THE PROBLEM -> How many lines in this material include the string "matplotlib"? Answer with the number and nothing further.

COLLECTED DATA ->
═══
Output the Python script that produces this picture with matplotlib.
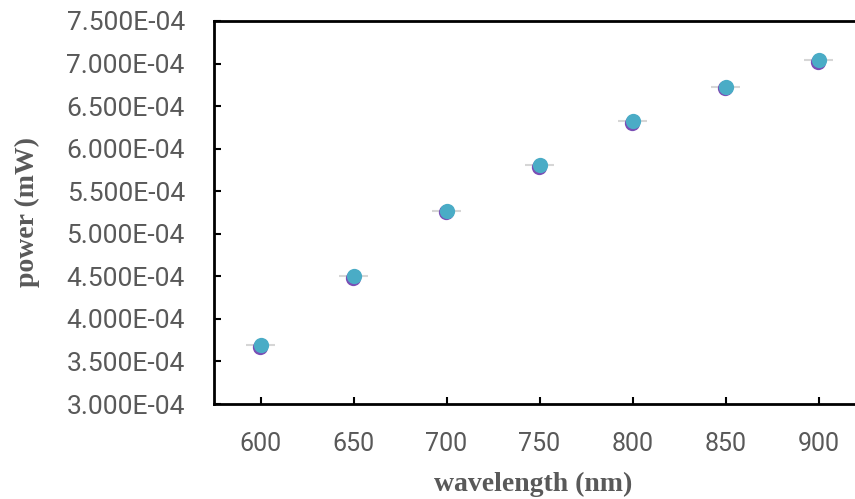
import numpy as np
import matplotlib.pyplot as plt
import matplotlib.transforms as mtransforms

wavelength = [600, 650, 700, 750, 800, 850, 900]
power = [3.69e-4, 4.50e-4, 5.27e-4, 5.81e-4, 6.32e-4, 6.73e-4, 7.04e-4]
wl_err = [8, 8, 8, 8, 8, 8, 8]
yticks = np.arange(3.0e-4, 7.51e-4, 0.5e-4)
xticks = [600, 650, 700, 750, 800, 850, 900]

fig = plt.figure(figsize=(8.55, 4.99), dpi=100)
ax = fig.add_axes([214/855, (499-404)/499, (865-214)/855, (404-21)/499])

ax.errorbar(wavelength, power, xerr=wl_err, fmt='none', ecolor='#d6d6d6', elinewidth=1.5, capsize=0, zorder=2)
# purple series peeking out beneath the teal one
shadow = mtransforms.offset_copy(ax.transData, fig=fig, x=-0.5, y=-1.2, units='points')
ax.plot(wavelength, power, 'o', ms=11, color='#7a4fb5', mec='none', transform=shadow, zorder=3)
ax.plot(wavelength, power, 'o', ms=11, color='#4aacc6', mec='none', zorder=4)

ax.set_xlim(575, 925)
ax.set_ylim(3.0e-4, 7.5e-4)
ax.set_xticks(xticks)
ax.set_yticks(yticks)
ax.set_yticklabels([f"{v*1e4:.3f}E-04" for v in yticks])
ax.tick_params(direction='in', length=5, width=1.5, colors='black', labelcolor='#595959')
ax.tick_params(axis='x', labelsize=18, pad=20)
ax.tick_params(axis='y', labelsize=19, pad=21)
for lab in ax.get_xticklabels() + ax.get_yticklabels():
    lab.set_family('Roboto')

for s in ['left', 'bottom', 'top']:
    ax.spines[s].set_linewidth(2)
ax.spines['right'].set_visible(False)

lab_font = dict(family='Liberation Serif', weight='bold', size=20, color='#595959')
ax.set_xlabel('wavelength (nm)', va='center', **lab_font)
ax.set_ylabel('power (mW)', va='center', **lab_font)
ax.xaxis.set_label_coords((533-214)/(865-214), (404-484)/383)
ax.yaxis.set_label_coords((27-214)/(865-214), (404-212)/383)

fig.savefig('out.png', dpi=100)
═══
ANSWER TO THIS PROBLEM -> 3